START

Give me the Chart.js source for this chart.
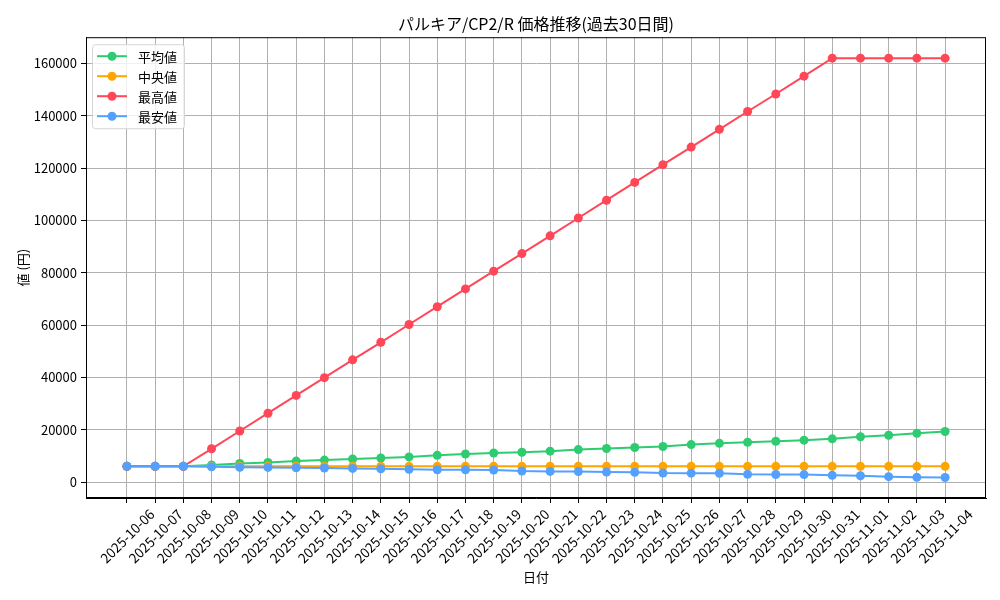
<!DOCTYPE html>
<html lang="ja">
<head>
<meta charset="utf-8">
<title>パルキア/CP2/R 価格推移</title>
<script src="https://cdn.jsdelivr.net/npm/chart.js@4.4.1/dist/chart.umd.min.js"></script>
<style>
  html, body { margin: 0; padding: 0; background: #fff; }
  #wrap { width: 1000px; height: 600px; }
</style>
</head>
<body>
<div id="wrap"><canvas id="priceChart" width="1000" height="600"></canvas></div>
<script>
const dates = [
  '2025-10-06', '2025-10-07', '2025-10-08', '2025-10-09', '2025-10-10',
  '2025-10-11', '2025-10-12', '2025-10-13', '2025-10-14', '2025-10-15',
  '2025-10-16', '2025-10-17', '2025-10-18', '2025-10-19', '2025-10-20',
  '2025-10-21', '2025-10-22', '2025-10-23', '2025-10-24', '2025-10-25',
  '2025-10-26', '2025-10-27', '2025-10-28', '2025-10-29', '2025-10-30',
  '2025-10-31', '2025-11-01', '2025-11-02', '2025-11-03', '2025-11-04'
];

const avgPrices = [
  6000, 6000, 6000, 6500, 7100, 7500, 8000, 8400, 8800, 9200,
  9600, 10200, 10700, 11100, 11400, 11800, 12400, 12800, 13200, 13600,
  14300, 14800, 15200, 15600, 16000, 16500, 17300, 17900, 18600, 19300
];
const medianPrices = [
  6000, 6000, 6000, 6000, 6000, 6000, 6000, 6000, 6000, 6000,
  6000, 6000, 6000, 6000, 6000, 6000, 6000, 6000, 6000, 6000,
  6000, 6000, 6000, 6000, 6000, 6000, 6000, 6000, 6000, 6000
];
const maxPrices = [
  6000, 6000, 6000, 12700, 19500, 26300, 33100, 39900, 46700, 53400,
  60200, 67000, 73800, 80600, 87300, 94100, 100900, 107700, 114500, 121300,
  128000, 134800, 141600, 148300, 155100, 162000, 162000, 162000, 162000, 162000
];
const minPrices = [
  6000, 6000, 6000, 5800, 5650, 5600, 5450, 5350, 5200, 5050,
  4900, 4700, 4650, 4600, 4200, 4050, 4000, 3800, 3750, 3450,
  3400, 3350, 2950, 2900, 2850, 2550, 2400, 2050, 1800, 1750
];

const yTicks = [0, 20000, 40000, 60000, 80000, 100000, 120000, 140000, 160000];

const seriesNames = ['平均値', '中央値', '最高値', '最安値'];
const seriesColors = ['#2ecc71', '#ffa502', '#ff4757', '#54a0ff'];
const seriesData = [avgPrices, medianPrices, maxPrices, minPrices];

const FONT = '"Noto Sans CJK JP", "Noto Sans", sans-serif';

// matplotlib風の枠線と凡例（グラフ内左上）
const framePlugin = {
  id: 'frame',
  afterDatasetsDraw(chart) {
    const { ctx, chartArea: a } = chart;
    ctx.save();
    ctx.strokeStyle = '#000';
    ctx.lineWidth = 1;
    ctx.strokeRect(a.left + 0.5, a.top + 0.5, a.right - a.left - 1, a.bottom - a.top - 1);

    const bx = a.left + 6, by = a.top + 7, bw = 92, bh = 84;
    ctx.fillStyle = 'rgba(255,255,255,0.8)';
    ctx.strokeStyle = '#d6d6d6';
    ctx.beginPath();
    ctx.roundRect(bx + 0.5, by + 0.5, bw, bh, 3);
    ctx.fill();
    ctx.stroke();

    ctx.font = '13px ' + FONT;
    ctx.textBaseline = 'middle';
    seriesNames.forEach((name, i) => {
      const y = by + 12 + i * 20;
      ctx.strokeStyle = seriesColors[i];
      ctx.lineWidth = 2;
      ctx.beginPath();
      ctx.moveTo(bx + 5, y);
      ctx.lineTo(bx + 35, y);
      ctx.stroke();
      ctx.fillStyle = seriesColors[i];
      ctx.beginPath();
      ctx.arc(bx + 20, y, 4.5, 0, Math.PI * 2);
      ctx.fill();
      ctx.fillStyle = '#000';
      ctx.fillText(name, bx + 46, y + 1);
    });
    ctx.restore();
  }
};

const datasets = seriesNames.map((name, i) => ({
  label: name,
  data: seriesData[i].map((v, idx) => ({ x: idx, y: v })),
  borderColor: seriesColors[i],
  backgroundColor: seriesColors[i],
  pointBackgroundColor: seriesColors[i],
  pointBorderWidth: 0,
  pointRadius: 4.5,
  borderWidth: 2,
  tension: 0,
  order: seriesNames.length - i
}));

new Chart(document.getElementById('priceChart'), {
  type: 'line',
  data: { datasets },
  plugins: [framePlugin],
  options: {
    responsive: false,
    animation: false,
    layout: { padding: { left: 0, right: 14, top: 0, bottom: 0 } },
    plugins: {
      legend: { display: false },
      tooltip: { enabled: false },
      title: {
        display: true,
        text: 'パルキア/CP2/R 価格推移(過去30日間)',
        color: '#000',
        fullSize: false,
        font: { family: FONT, size: 16, weight: 'normal' },
        padding: { top: 14, bottom: 4 }
      }
    },
    scales: {
      x: {
        type: 'linear',
        min: -1.45,
        max: dates.length - 1 + 1.45,
        afterBuildTicks(scale) {
          scale.ticks = dates.map((d, i) => ({ value: i }));
        },
        afterFit(scale) { scale.height = 102; },
        ticks: {
          autoSkip: false,
          minRotation: 45,
          maxRotation: 45,
          padding: 3,
          labelOffset: 25,
          color: '#000',
          font: { family: FONT, size: 13.5 },
          callback: (v) => dates[v]
        },
        grid: { color: '#b0b0b0', lineWidth: 1, tickColor: '#000', tickLength: 5 },
        border: { color: '#000', width: 1 },
        title: {
          display: true,
          text: '日付',
          color: '#000',
          font: { family: FONT, size: 13 },
          padding: { top: 0, bottom: 15 }
        }
      },
      y: {
        min: -6100,
        max: 170000,
        afterBuildTicks(scale) {
          scale.ticks = yTicks.map(v => ({ value: v }));
        },
        afterFit(scale) { scale.width = 86; },
        ticks: {
          padding: 4,
          color: '#000',
          font: { family: FONT, size: 13 },
          callback: (v) => String(v)
        },
        grid: { color: '#b0b0b0', lineWidth: 1, tickColor: '#000', tickLength: 5 },
        border: { color: '#000', width: 1 },
        title: {
          display: true,
          text: '値 (円)',
          color: '#000',
          font: { family: FONT, size: 13 },
          padding: { top: 15, bottom: 0 }
        }
      }
    }
  }
});
</script>
</body>
</html>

END

# Problem
Copy the material shown above in full and exactly. Skip the pictures.

# The response
Give me the Chart.js source for this chart.
<!DOCTYPE html>
<html lang="ja">
<head>
<meta charset="utf-8">
<title>パルキア/CP2/R 価格推移</title>
<script src="https://cdn.jsdelivr.net/npm/chart.js@4.4.1/dist/chart.umd.min.js"></script>
<style>
  html, body { margin: 0; padding: 0; background: #fff; }
  #wrap { width: 1000px; height: 600px; }
</style>
</head>
<body>
<div id="wrap"><canvas id="priceChart" width="1000" height="600"></canvas></div>
<script>
const dates = [
  '2025-10-06', '2025-10-07', '2025-10-08', '2025-10-09', '2025-10-10',
  '2025-10-11', '2025-10-12', '2025-10-13', '2025-10-14', '2025-10-15',
  '2025-10-16', '2025-10-17', '2025-10-18', '2025-10-19', '2025-10-20',
  '2025-10-21', '2025-10-22', '2025-10-23', '2025-10-24', '2025-10-25',
  '2025-10-26', '2025-10-27', '2025-10-28', '2025-10-29', '2025-10-30',
  '2025-10-31', '2025-11-01', '2025-11-02', '2025-11-03', '2025-11-04'
];

const avgPrices = [
  6000, 6000, 6000, 6500, 7100, 7500, 8000, 8400, 8800, 9200,
  9600, 10200, 10700, 11100, 11400, 11800, 12400, 12800, 13200, 13600,
  14300, 14800, 15200, 15600, 16000, 16500, 17300, 17900, 18600, 19300
];
const medianPrices = [
  6000, 6000, 6000, 6000, 6000, 6000, 6000, 6000, 6000, 6000,
  6000, 6000, 6000, 6000, 6000, 6000, 6000, 6000, 6000, 6000,
  6000, 6000, 6000, 6000, 6000, 6000, 6000, 6000, 6000, 6000
];
const maxPrices = [
  6000, 6000, 6000, 12700, 19500, 26300, 33100, 39900, 46700, 53400,
  60200, 67000, 73800, 80600, 87300, 94100, 100900, 107700, 114500, 121300,
  128000, 134800, 141600, 148300, 155100, 162000, 162000, 162000, 162000, 162000
];
const minPrices = [
  6000, 6000, 6000, 5800, 5650, 5600, 5450, 5350, 5200, 5050,
  4900, 4700, 4650, 4600, 4200, 4050, 4000, 3800, 3750, 3450,
  3400, 3350, 2950, 2900, 2850, 2550, 2400, 2050, 1800, 1750
];

const yTicks = [0, 20000, 40000, 60000, 80000, 100000, 120000, 140000, 160000];

const seriesNames = ['平均値', '中央値', '最高値', '最安値'];
const seriesColors = ['#2ecc71', '#ffa502', '#ff4757', '#54a0ff'];
const seriesData = [avgPrices, medianPrices, maxPrices, minPrices];

const FONT = '"Noto Sans CJK JP", "Noto Sans", sans-serif';

// matplotlib風の枠線と凡例（グラフ内左上）
const framePlugin = {
  id: 'frame',
  afterDatasetsDraw(chart) {
    const { ctx, chartArea: a } = chart;
    ctx.save();
    ctx.strokeStyle = '#000';
    ctx.lineWidth = 1;
    ctx.strokeRect(a.left + 0.5, a.top + 0.5, a.right - a.left - 1, a.bottom - a.top - 1);

    const bx = a.left + 6, by = a.top + 7, bw = 92, bh = 84;
    ctx.fillStyle = 'rgba(255,255,255,0.8)';
    ctx.strokeStyle = '#d6d6d6';
    ctx.beginPath();
    ctx.roundRect(bx + 0.5, by + 0.5, bw, bh, 3);
    ctx.fill();
    ctx.stroke();

    ctx.font = '13px ' + FONT;
    ctx.textBaseline = 'middle';
    seriesNames.forEach((name, i) => {
      const y = by + 12 + i * 20;
      ctx.strokeStyle = seriesColors[i];
      ctx.lineWidth = 2;
      ctx.beginPath();
      ctx.moveTo(bx + 5, y);
      ctx.lineTo(bx + 35, y);
      ctx.stroke();
      ctx.fillStyle = seriesColors[i];
      ctx.beginPath();
      ctx.arc(bx + 20, y, 4.5, 0, Math.PI * 2);
      ctx.fill();
      ctx.fillStyle = '#000';
      ctx.fillText(name, bx + 46, y + 1);
    });
    ctx.restore();
  }
};

const datasets = seriesNames.map((name, i) => ({
  label: name,
  data: seriesData[i].map((v, idx) => ({ x: idx, y: v })),
  borderColor: seriesColors[i],
  backgroundColor: seriesColors[i],
  pointBackgroundColor: seriesColors[i],
  pointBorderWidth: 0,
  pointRadius: 4.5,
  borderWidth: 2,
  tension: 0,
  order: seriesNames.length - i
}));

new Chart(document.getElementById('priceChart'), {
  type: 'line',
  data: { datasets },
  plugins: [framePlugin],
  options: {
    responsive: false,
    animation: false,
    layout: { padding: { left: 0, right: 14, top: 0, bottom: 0 } },
    plugins: {
      legend: { display: false },
      tooltip: { enabled: false },
      title: {
        display: true,
        text: 'パルキア/CP2/R 価格推移(過去30日間)',
        color: '#000',
        fullSize: false,
        font: { family: FONT, size: 16, weight: 'normal' },
        padding: { top: 14, bottom: 4 }
      }
    },
    scales: {
      x: {
        type: 'linear',
        min: -1.45,
        max: dates.length - 1 + 1.45,
        afterBuildTicks(scale) {
          scale.ticks = dates.map((d, i) => ({ value: i }));
        },
        afterFit(scale) { scale.height = 102; },
        ticks: {
          autoSkip: false,
          minRotation: 45,
          maxRotation: 45,
          padding: 3,
          labelOffset: 25,
          color: '#000',
          font: { family: FONT, size: 13.5 },
          callback: (v) => dates[v]
        },
        grid: { color: '#b0b0b0', lineWidth: 1, tickColor: '#000', tickLength: 5 },
        border: { color: '#000', width: 1 },
        title: {
          display: true,
          text: '日付',
          color: '#000',
          font: { family: FONT, size: 13 },
          padding: { top: 0, bottom: 15 }
        }
      },
      y: {
        min: -6100,
        max: 170000,
        afterBuildTicks(scale) {
          scale.ticks = yTicks.map(v => ({ value: v }));
        },
        afterFit(scale) { scale.width = 86; },
        ticks: {
          padding: 4,
          color: '#000',
          font: { family: FONT, size: 13 },
          callback: (v) => String(v)
        },
        grid: { color: '#b0b0b0', lineWidth: 1, tickColor: '#000', tickLength: 5 },
        border: { color: '#000', width: 1 },
        title: {
          display: true,
          text: '値 (円)',
          color: '#000',
          font: { family: FONT, size: 13 },
          padding: { top: 15, bottom: 0 }
        }
      }
    }
  }
});
</script>
</body>
</html>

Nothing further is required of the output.